Tomorrow's employment report

Friday, December 2, 2011

Private sector payroll employment rose by 151,000 in October, well ahead of forecasts. Now the consensus forecast is for another gain of 145,000-168,000 in November. I think we're at another one of those points when the forecasters are a step or two behind the curve; for reasons laid out in a previous post I think we're back on track for strong employment gains in the months ahead.

I got an accurate forecast of employment in October by looking at the ISM reports, but the ISM non-manufacturing report for November has not been released yet. The manufacturing report was positive but not quite as strong as in October, but then again manufacturing is relatively small fraction of total employment.

We do have information on initial unemployment insurance claims and the ADP figure for November. ADP says private sector employment growth was 93,000 in November. All year long the ADP has been underestimating private sector payroll employment by 50,000 to 200,000. The average understimation is somewhere around 70,000, so that would imply +163,000 for private sector employment. Because of underestimation, ADP employment is now about .98 of BLS private sector employment, so if I inflate up from the level of ADP employment I also get something in the +150,000 to +250,000 range (the numbers are very sensitive to my assumption of the scaling factor).

Initial claims for unemployment insurance have been falling for the last month or two. If I run a regression of the change in private employment on its own lag and the current and two lags of initial claims and then use that regression to forecast the change in private employment in November, I get +175,000.

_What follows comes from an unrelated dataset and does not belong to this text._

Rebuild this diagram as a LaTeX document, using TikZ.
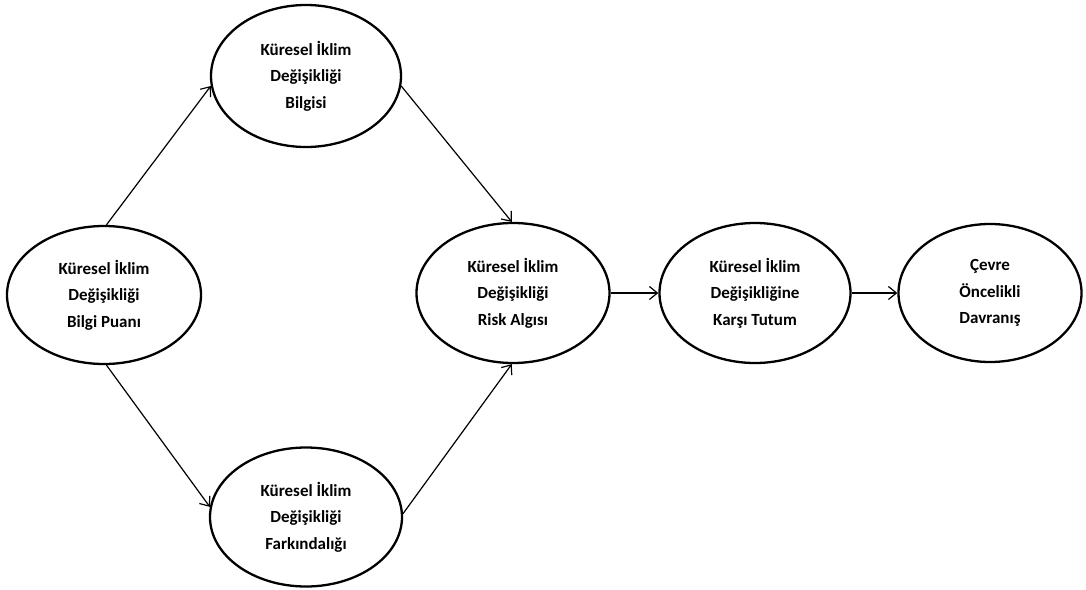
\documentclass[tikz,border=0pt]{standalone}
\usepackage{fontspec}
\setmainfont{Carlito}
\usetikzlibrary{shapes.geometric,arrows.meta}
\begin{document}
\begin{tikzpicture}[x=1pt,y=-1pt,
  oval/.style={ellipse, draw, line width=2.3pt, inner sep=0pt,
    minimum width=194pt, minimum height=138pt, align=center,
    font=\bfseries\fontsize{17}{26.5}\selectfont},
  link/.style={line width=1.2pt, -{Straight Barb[length=8pt,width=13pt,line width=1.2pt]}}]
\useasboundingbox (0,0) rectangle (1086,589);
\node[oval] (bp) at (104,295) {Küresel İklim\\Değişikliği\\Bilgi Puanı};
\node[oval, minimum width=190pt, minimum height=142pt] (bg) at (306,76) {Küresel İklim\\Değişikliği\\Bilgisi};
\node[oval, minimum width=192pt, minimum height=139pt] (fk) at (306,517) {Küresel İklim\\Değişikliği\\Farkındalığı};
\node[oval, minimum width=193pt, minimum height=140pt] (ra) at (513,293) {Küresel İklim\\Değişikliği\\Risk Algısı};
\node[oval, minimum width=191pt, minimum height=140pt] (tt) at (755,293) {Küresel İklim\\Değişikliğine\\Karşı Tutum};
\node[oval, minimum width=183pt, minimum height=138pt] (cd) at (990,293) {Çevre\\Öncelikli\\Davranış};
\draw[link] (bp.88) -- (bg.186);
\draw[link] (bg.-6) -- (ra.91);
\draw[link] (bp.-88) -- (fk.174);
\draw[link] (fk.2) -- (ra.-91);
\draw[link] (ra.east) -- (tt.west);
\draw[link] (tt.east) -- (cd.west);
\end{tikzpicture}
\end{document}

So let me express my forecast as a probability distribution, based on the above computations, my budding optimism of the economy, my respect for the uncertainty involved in these things, and the seat of my pants:

Growth in private sector employment in November:
100,000 < x < 150,000 (prob = .2)
150,000 < x < 175,000 (prob = .2)
175,000 < x < 200,000 (prob = .2)
200,000 < x < 225,000 (prob = .2)
225,000 < x < 250,000 (prob = .2)

Prob (x>250,000 or x < 100,000) = close to zero.

I guess that makes my mean estimate somewhere around +185,000.